Baltimore-based South African artist Jo Smail (b. 1943, Durban) is celebrated worldwide for her inventive approach to abstraction across tactile media. Often composed through compounded states of material accruals, subtractions, and adaptations, Smail's compositions expressively reflect the human condition in unique ways. Educated in South Africa, Smail moved to Baltimore in 1985 and was Professor of Painting at the Maryland Institute College of Art from 1988-2017, where she is now Professor Emeritus. Formal exploration as well as innovations emerge from the artist’s personal history – delving into the past, present, and perception of future with equal weight and vibrancy.
Influenced by the horrors of apartheid, a devastating Baltimore studio fire (1995), a life-altering stroke (2000), the socio-political content of personal effects, the natural world, and art history, Smail’s work has been the subject of myriad exhibitions and major publications with significant reviews printed in The New York Times, Art in America, The Hudson Review, The Brooklyn Rail, Hyperallergic, The Baltimore Sun, The Washington Post, Artblog, Baltimore Magazine, Artforum Magazine, among many others.
In 2020 the artist opened a major career retrospective at the Baltimore Museum of Art, while her work has unceasingly entered numerous important public and private collections globally.
At once intimate, vulnerable, strikingly beautiful, and inexplicably awkward, Smail’s art captures an uncompromising approach to touch the void where the complications and contradictions of contemporary life intersects with a resilient reinvention that allows us to move forward with joy, and dare one say love, despite the difficulties we encounter.
Represented in the United States by Goya Contemporary Gallery, Smail has continued to collaborate with fellow South African artist and friend William Kentridge over a number of years. Contemplating poetry, Henri Matisse, native South African textiles, and even historic newspaper advertisements as her muses, Smail’s engagement with language and culture stand as confirmation that the only thing one expects to see in Smail’s work is something unexpected.

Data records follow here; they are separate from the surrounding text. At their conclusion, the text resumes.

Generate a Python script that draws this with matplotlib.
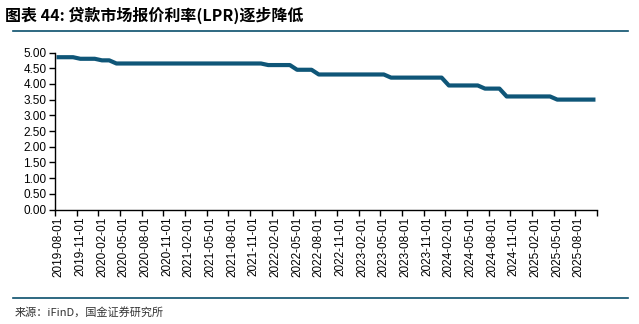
import matplotlib
matplotlib.use("Agg")
import matplotlib.pyplot as plt
import numpy as np
import pandas as pd

plt.rcParams['font.family'] = ['Liberation Sans', 'Noto Sans CJK SC', 'DejaVu Sans']

# Monthly 5Y LPR, 2019-08 .. 2025-10
months = pd.date_range("2019-08-01", "2025-10-01", freq="MS")
lpr = ([4.85]*3 + [4.80]*3 + [4.75]*2 + [4.65]*21 + [4.60]*4 + [4.45]*3 +
       [4.30]*10 + [4.20]*8 + [3.95]*5 + [3.85]*3 + [3.60]*7 + [3.50]*6)
assert len(lpr) == len(months)
tick_labels = [d.strftime("%Y-%m-%d") for d in months][::3]
yticks = [0.0, 0.5, 1.0, 1.5, 2.0, 2.5, 3.0, 3.5, 4.0, 4.5, 5.0]

title = "图表 44: 贷款市场报价利率(LPR)逐步降低"
source = "来源：iFinD，国金证券研究所"

W, H = 639, 324
fig = plt.figure(figsize=(W/100, H/100), dpi=100)
ax = fig.add_axes([55/W, 1-209.5/H, (597-55)/W, (209.5-52.5)/H])

x = np.arange(len(lpr))
ax.plot(x, lpr, color='#0f5678', lw=3.0, solid_joinstyle='round')

ax.set_xlim(-0.5, len(lpr)-0.5)
ax.set_ylim(0, 5)
ax.set_yticks(yticks)
ax.set_yticklabels([f"{v:.2f}" for v in yticks], fontsize=8.5)
ax.set_xticks(x[::3])
ax.set_xticklabels(tick_labels, rotation=90, fontsize=8.5)
ax.tick_params(axis='x', which='major', length=0, pad=5)
ax.set_xticks(np.arange(-0.5, len(lpr), 3), minor=True)
ax.tick_params(axis='x', which='minor', length=4, direction='out', width=1)
ax.tick_params(axis='y', length=4, direction='out', width=1, pad=2)
for s in ['top', 'right']:
    ax.spines[s].set_visible(False)
for s in ['left', 'bottom']:
    ax.spines[s].set_linewidth(1)
    ax.spines[s].set_color('black')

fig.text(5/W, 1-15/H, title, fontsize=11.5, fontweight='bold', va='center', ha='left',
         family=['Noto Sans CJK SC', 'DejaVu Sans'])
fig.add_artist(plt.Line2D([13/W, 628/W], [1-31/H, 1-31/H], color='#0b4f6c', lw=1.2))
fig.add_artist(plt.Line2D([13/W, 628/W], [1-298/H, 1-298/H], color='#0b4f6c', lw=1.2))
fig.text(15/W, 1-312/H, source, fontsize=8, va='center', ha='left', color='#333333',
         family=['Noto Sans CJK SC', 'DejaVu Sans'])

fig.savefig("out.png", dpi=100)
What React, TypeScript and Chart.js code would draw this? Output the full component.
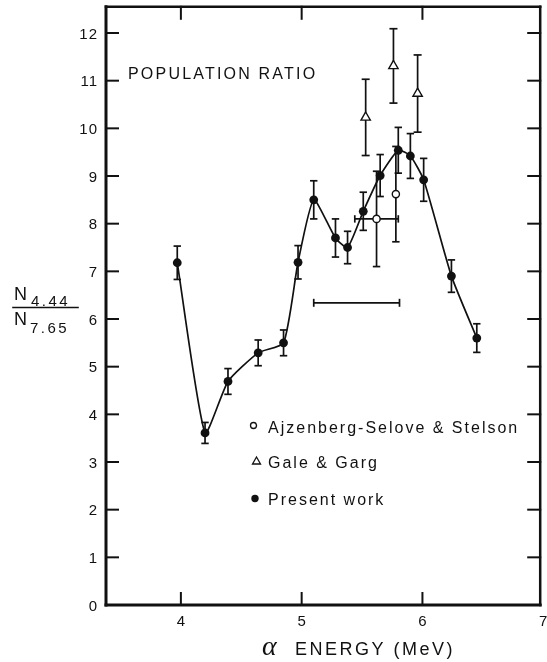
import React, { useEffect, useRef } from "react";
import { Chart, registerables } from "chart.js";

Chart.register(...registerables);

// Present work: alpha energy (MeV), population ratio and its uncertainty
const presentEnergy = [3.97, 4.2, 4.39, 4.64, 4.85, 4.97, 5.1, 5.28, 5.38, 5.51, 5.65, 5.8, 5.9, 6.01, 6.24, 6.45];
const presentRatio = [7.18, 3.61, 4.69, 5.29, 5.5, 7.19, 8.5, 7.7, 7.5, 8.26, 9.01, 9.54, 9.42, 8.92, 6.9, 5.6];
const presentErr = [0.35, 0.22, 0.27, 0.27, 0.27, 0.35, 0.4, 0.4, 0.34, 0.4, 0.44, 0.48, 0.47, 0.45, 0.34, 0.3];

// Ajzenberg-Selove & Stelson
const ajzEnergy = [5.62, 5.78];
const ajzRatio = [8.1, 8.62];
const ajzErr = [1.0, 1.0];
const ajzEnergyErr = [0.18, 0];

// Gale & Garg
const galeEnergy = [5.53, 5.76, 5.96];
const galeRatio = [10.23, 11.31, 10.73];
const galeErr = [0.8, 0.78, 0.81];

// Energy resolution bar
const resolutionFrom = 5.1;
const resolutionTo = 5.81;
const resolutionLevel = 6.34;

const xTicks = [4, 5, 6, 7];
const yTicks = [0, 1, 2, 3, 4, 5, 6, 7, 8, 9, 10, 11, 12];

const X_MIN = 3.38;
const X_MAX = 6.975;
const Y_MIN = 0;
const Y_MAX = 12.55;

const INK = "#111";
const SANS = '"Liberation Sans", Arial, sans-serif';

const pts = (xs: number[], ys: number[]) => xs.map((x, i) => ({ x, y: ys[i] }));

const decorPlugin = {
  id: "decor",
  beforeDatasetsDraw(chart: any) {
    const { ctx, scales } = chart;
    const x = scales.x;
    const y = scales.y;
    ctx.save();
    ctx.strokeStyle = INK;
    ctx.lineWidth = 1.7;
    const seg = (x1: number, y1: number, x2: number, y2: number) => {
      ctx.beginPath();
      ctx.moveTo(x1, y1);
      ctx.lineTo(x2, y2);
      ctx.stroke();
    };
    const vbar = (ex: number, ey: number, err: number, cap: number) => {
      const px = x.getPixelForValue(ex);
      const t = y.getPixelForValue(ey + err);
      const b = y.getPixelForValue(ey - err);
      seg(px, t, px, b);
      seg(px - cap, t, px + cap, t);
      seg(px - cap, b, px + cap, b);
    };
    const hbar = (x1v: number, x2v: number, yv: number, cap: number) => {
      const py = y.getPixelForValue(yv);
      const l = x.getPixelForValue(x1v);
      const r = x.getPixelForValue(x2v);
      seg(l, py, r, py);
      seg(l, py - cap, l, py + cap);
      seg(r, py - cap, r, py + cap);
    };
    presentEnergy.forEach((e, i) => vbar(e, presentRatio[i], presentErr[i], 3.7));
    galeEnergy.forEach((e, i) => vbar(e, galeRatio[i], galeErr[i], 4));
    ajzEnergy.forEach((e, i) => {
      vbar(e, ajzRatio[i], ajzErr[i], 3.7);
      if (ajzEnergyErr[i] > 0) hbar(e - ajzEnergyErr[i], e + ajzEnergyErr[i], ajzRatio[i], 3.7);
    });
    hbar(resolutionFrom, resolutionTo, resolutionLevel, 4);
    ctx.restore();
  },
  afterDraw(chart: any) {
    const { ctx, scales, chartArea } = chart;
    const x = scales.x;
    const y = scales.y;
    const { left, right, top, bottom } = chartArea;
    ctx.save();
    ctx.strokeStyle = INK;
    ctx.fillStyle = INK;
    ctx.lineCap = "square";
    const seg = (x1: number, y1: number, x2: number, y2: number, w: number) => {
      ctx.lineWidth = w;
      ctx.beginPath();
      ctx.moveTo(x1, y1);
      ctx.lineTo(x2, y2);
      ctx.stroke();
    };
    // frame
    seg(left, top, right, top, 2.5);
    seg(right, top, right, bottom, 2.5);
    seg(left, top, left, bottom, 3);
    seg(left, bottom, right, bottom, 3);

    // inward ticks
    yTicks.forEach((v) => {
      if (v === 0) return;
      const py = y.getPixelForValue(v);
      seg(left, py, left + 12, py, 2);
      seg(right, py, right - 12, py, 2);
    });
    xTicks.forEach((v) => {
      if (v >= X_MAX) return;
      const px = x.getPixelForValue(v);
      seg(px, bottom, px, bottom - 12, 2);
      seg(px, top, px, top + 12, 2);
    });

    // tick labels
    ctx.font = `15px ${SANS}`;
    ctx.textBaseline = "alphabetic";
    ctx.textAlign = "right";
    (ctx as any).letterSpacing = "1px";
    yTicks.forEach((v) => {
      ctx.fillText(String(v), left - 8, y.getPixelForValue(v) + 5.5);
    });
    (ctx as any).letterSpacing = "0px";
    ctx.textAlign = "center";
    xTicks.forEach((v) => {
      ctx.fillText(String(v), x.getPixelForValue(v), bottom + 20.5);
    });

    // x-axis title
    ctx.textAlign = "left";
    ctx.font = `italic 28px "Liberation Serif", serif`;
    ctx.fillText("α", 262, 655);
    ctx.font = `18px ${SANS}`;
    (ctx as any).letterSpacing = "2.5px";
    ctx.fillText("ENERGY (MeV)", 295, 655);

    // panel title
    ctx.font = `16px ${SANS}`;
    (ctx as any).letterSpacing = "2.2px";
    ctx.fillText("POPULATION RATIO", 128, 79);

    // legend
    ctx.font = `16px ${SANS}`;
    (ctx as any).letterSpacing = "2px";
    ctx.fillText("Ajzenberg-Selove & Stelson", 268, 432.7);
    ctx.fillText("Gale & Garg", 268, 468.3);
    ctx.fillText("Present work", 268, 505);
    (ctx as any).letterSpacing = "0px";

    ctx.lineWidth = 1.3;
    ctx.beginPath();
    ctx.arc(253.5, 425.5, 3, 0, Math.PI * 2);
    ctx.stroke();
    ctx.beginPath();
    ctx.moveTo(256.5, 457);
    ctx.lineTo(260.5, 464);
    ctx.lineTo(252.5, 464);
    ctx.closePath();
    ctx.stroke();
    ctx.beginPath();
    ctx.arc(255, 498.5, 3.7, 0, Math.PI * 2);
    ctx.fill();

    // y-axis title: N(4.44) / N(7.65)
    ctx.textAlign = "left";
    ctx.font = `18px ${SANS}`;
    ctx.fillText("N", 14, 299.5);
    ctx.fillText("N", 14, 324.5);
    ctx.font = `15px ${SANS}`;
    (ctx as any).letterSpacing = "2.5px";
    ctx.fillText("4.44", 31, 305.5);
    ctx.fillText("7.65", 30, 332.5);
    (ctx as any).letterSpacing = "0px";
    seg(13, 307.5, 78, 307.5, 1.6);

    ctx.restore();
  },
};

export default function App() {
  const canvasRef = useRef<HTMLCanvasElement | null>(null);

  useEffect(() => {
    const canvas = canvasRef.current;
    if (!canvas) return;
    const chart = new Chart(canvas, {
      type: "scatter",
      data: {
        datasets: [
          {
            label: "Present work",
            data: pts(presentEnergy, presentRatio),
            showLine: true,
            borderColor: INK,
            borderWidth: 1.7,
            tension: 0.18,
            pointRadius: 4.4,
            pointBackgroundColor: INK,
            pointBorderColor: INK,
            pointBorderWidth: 0,
            order: 3,
          },
          {
            label: "Gale & Garg",
            data: pts(galeEnergy, galeRatio),
            showLine: false,
            pointStyle: "triangle",
            pointRadius: 5.4,
            pointBackgroundColor: "#fff",
            pointBorderColor: INK,
            pointBorderWidth: 1.4,
            order: 2,
          },
          {
            label: "Ajzenberg-Selove & Stelson",
            data: pts(ajzEnergy, ajzRatio),
            showLine: false,
            pointRadius: 3.6,
            pointBackgroundColor: "#fff",
            pointBorderColor: INK,
            pointBorderWidth: 1.4,
            order: 1,
          },
        ],
      },
      options: {
        responsive: false,
        animation: false,
        layout: { padding: { left: 106, right: 3, top: 6, bottom: 57 } },
        plugins: { legend: { display: false }, tooltip: { enabled: false } },
        scales: {
          x: { type: "linear", min: X_MIN, max: X_MAX, display: false },
          y: { type: "linear", min: Y_MIN, max: Y_MAX, display: false },
        },
      },
      plugins: [decorPlugin],
    });
    return () => chart.destroy();
  }, []);

  return (
    <div style={{ position: "absolute", left: 0, top: 0, width: 547, height: 662, background: "#fff" }}>
      <canvas ref={canvasRef} width={547} height={662} style={{ display: "block" }} />
    </div>
  );
}
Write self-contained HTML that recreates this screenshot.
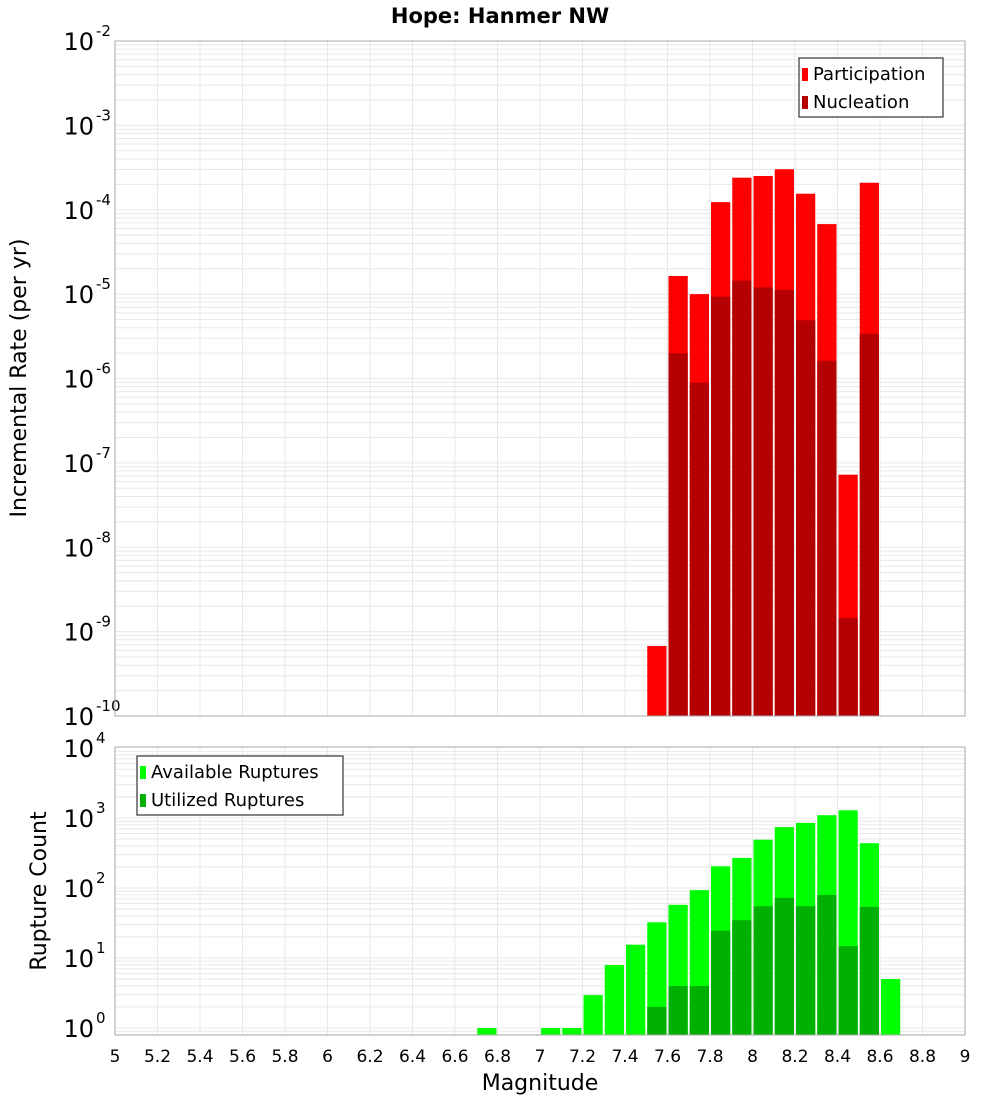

Smail has been the recipient of numerous accolades including a Pollock-Krasner Foundation Award, Trawick Sapphire prize award, multiple Maryland State Arts Council Awards, Mid Atlantic Arts Foundation Fellowships, Rochefort-en-Terre Residency in France, and nomination for “Anonymous was a Woman.” Smail's work is included in private and public collections internationally including Baltimore Museum of Art; US Embassy, Johannesburg; Chase Manhattan Bank, Johannesburg & New York locations; Durban Museum and Art Gallery; University of the Witwatersrand; Johannesburg Art Museum; Johns Hopkins University Collection; Mobil Corporation Art Collection; National Gallery of South Africa; Pretoria Art Museum; among many others.